Адмирал не обращая внимания на мои слова, коротко приказал:
— Сбрить!
Не надо обо мне слишком хорошо думать, будто я как дисциплинированный и исполнительный военнослужащий тут же спланировал боевую операцию под названием «Севильский цирюльник», а точнее, «парикмахерша из Техаса», и сломя голову побежал исполнять приказание. Отнюдь! Осознавая мимолетность нашего свидания, а главное, отдавая себе отчет в том, что скорей всего это наше последнее рандеву, я гаркнул:
— Есть сбрить!
На флоте, как я уже упоминал, имеется такой дежурно полезный и очень практичный совет о том, чтобы не торопиться исполнять приказ, так как с очень большой долей вероятности может поступить, другой, отменяющий первый. Отсюда вырисовывался очень важный флотский принцип «Не суетись». Тем более мне отнюдь не из-за сопок пришлось ждать приказа о моем выдвижении в запас.
С этой же бородой, приехав в родной Минск, я пошел устраиваться на работу в милицию. Там в кабинете большого начальника так же почувствовал враждебность к своему виду:
— Пришли устраиваться на работу в милицию, и с бородой…

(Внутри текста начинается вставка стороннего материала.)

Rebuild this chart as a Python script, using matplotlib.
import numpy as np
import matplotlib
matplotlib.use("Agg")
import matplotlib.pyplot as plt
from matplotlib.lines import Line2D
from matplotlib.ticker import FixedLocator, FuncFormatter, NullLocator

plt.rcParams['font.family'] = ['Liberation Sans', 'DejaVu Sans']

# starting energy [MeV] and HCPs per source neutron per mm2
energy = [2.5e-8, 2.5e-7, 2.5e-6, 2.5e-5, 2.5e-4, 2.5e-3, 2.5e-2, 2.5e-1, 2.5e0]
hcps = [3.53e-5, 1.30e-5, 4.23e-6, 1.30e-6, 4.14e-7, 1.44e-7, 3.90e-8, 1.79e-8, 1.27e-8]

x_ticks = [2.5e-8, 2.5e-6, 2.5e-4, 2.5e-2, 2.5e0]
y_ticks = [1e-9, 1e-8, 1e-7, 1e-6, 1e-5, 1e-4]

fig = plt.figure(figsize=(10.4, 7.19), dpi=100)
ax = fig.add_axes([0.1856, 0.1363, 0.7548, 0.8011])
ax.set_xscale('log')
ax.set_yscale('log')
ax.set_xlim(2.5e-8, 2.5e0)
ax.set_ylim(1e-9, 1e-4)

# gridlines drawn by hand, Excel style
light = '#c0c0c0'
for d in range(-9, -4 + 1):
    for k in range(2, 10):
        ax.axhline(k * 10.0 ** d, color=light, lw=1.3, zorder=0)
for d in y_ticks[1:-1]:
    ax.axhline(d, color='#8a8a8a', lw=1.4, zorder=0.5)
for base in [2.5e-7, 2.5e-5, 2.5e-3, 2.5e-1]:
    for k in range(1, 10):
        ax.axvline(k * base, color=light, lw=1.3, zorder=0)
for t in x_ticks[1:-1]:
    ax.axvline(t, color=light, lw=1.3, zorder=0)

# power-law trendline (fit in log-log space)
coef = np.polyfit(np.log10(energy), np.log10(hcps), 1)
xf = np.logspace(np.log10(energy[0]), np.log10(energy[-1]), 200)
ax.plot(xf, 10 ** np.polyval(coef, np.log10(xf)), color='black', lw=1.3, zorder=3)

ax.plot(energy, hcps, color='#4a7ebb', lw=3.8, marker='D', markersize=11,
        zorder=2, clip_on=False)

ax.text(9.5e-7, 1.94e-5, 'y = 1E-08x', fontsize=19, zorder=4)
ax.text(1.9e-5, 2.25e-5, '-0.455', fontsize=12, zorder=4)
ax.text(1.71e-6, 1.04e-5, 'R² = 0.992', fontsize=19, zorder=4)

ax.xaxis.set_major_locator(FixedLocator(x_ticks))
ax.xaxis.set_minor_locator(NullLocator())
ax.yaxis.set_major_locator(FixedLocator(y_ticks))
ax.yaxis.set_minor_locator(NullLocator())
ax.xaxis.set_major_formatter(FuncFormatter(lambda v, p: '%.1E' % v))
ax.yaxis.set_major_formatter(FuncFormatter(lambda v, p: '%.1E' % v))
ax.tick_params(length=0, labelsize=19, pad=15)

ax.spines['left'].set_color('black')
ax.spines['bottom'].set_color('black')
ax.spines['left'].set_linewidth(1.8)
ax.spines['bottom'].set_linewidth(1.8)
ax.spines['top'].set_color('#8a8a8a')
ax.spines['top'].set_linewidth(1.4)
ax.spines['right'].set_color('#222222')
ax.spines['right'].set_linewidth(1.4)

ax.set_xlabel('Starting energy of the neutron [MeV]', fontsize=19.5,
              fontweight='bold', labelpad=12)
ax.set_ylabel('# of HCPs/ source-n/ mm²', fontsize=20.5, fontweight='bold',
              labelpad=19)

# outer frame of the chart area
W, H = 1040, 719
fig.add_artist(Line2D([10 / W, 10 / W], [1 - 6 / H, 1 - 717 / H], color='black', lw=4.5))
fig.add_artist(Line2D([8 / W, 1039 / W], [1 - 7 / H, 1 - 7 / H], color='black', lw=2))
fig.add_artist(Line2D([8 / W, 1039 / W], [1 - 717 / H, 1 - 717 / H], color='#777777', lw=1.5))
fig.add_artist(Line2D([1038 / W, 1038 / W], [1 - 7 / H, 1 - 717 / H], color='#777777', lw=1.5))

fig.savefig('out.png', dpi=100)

На что я с намеком на отсутствие у кое-кого логики ответил:
— Так ведь я же у вас еще не работаю.
Вывод (в отношении себя, ибо пора): Напрасно я гоношился, бороду сбрил и долго ходил без оной, впрочем, как и теперь так хожу. Пожалуй, это самая моя наименее устойчивая привязанность — то она возникает, то исчезает.

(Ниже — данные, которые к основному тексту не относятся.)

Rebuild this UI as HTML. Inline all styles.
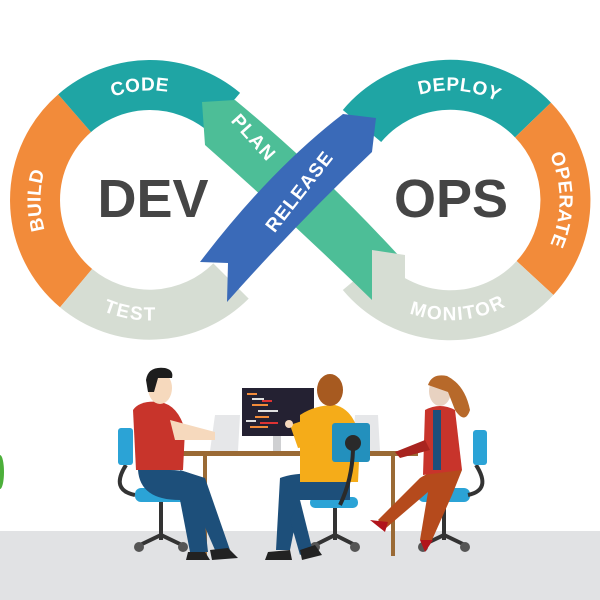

О мичманском составе экипажа Григория Михайловича Щербатюка у меня остались самые хорошие воспоминания и впечатления, может быть, даже более хорошие, чем о той же категории моего первого экипажа. Разумеется, я имею в виду не конкретных людей, потому что о каждом из них у меня осталось свое мнение, речь идет об общем впечатлении от коллектива. Существует такое понятие как культура употребления алкогольных напитков. Именно эта культура здесь была на несколько ступеней выше среднего уровня, так как пьянство не имело места, я имею в виду не банальные выпивки, а загульные запои.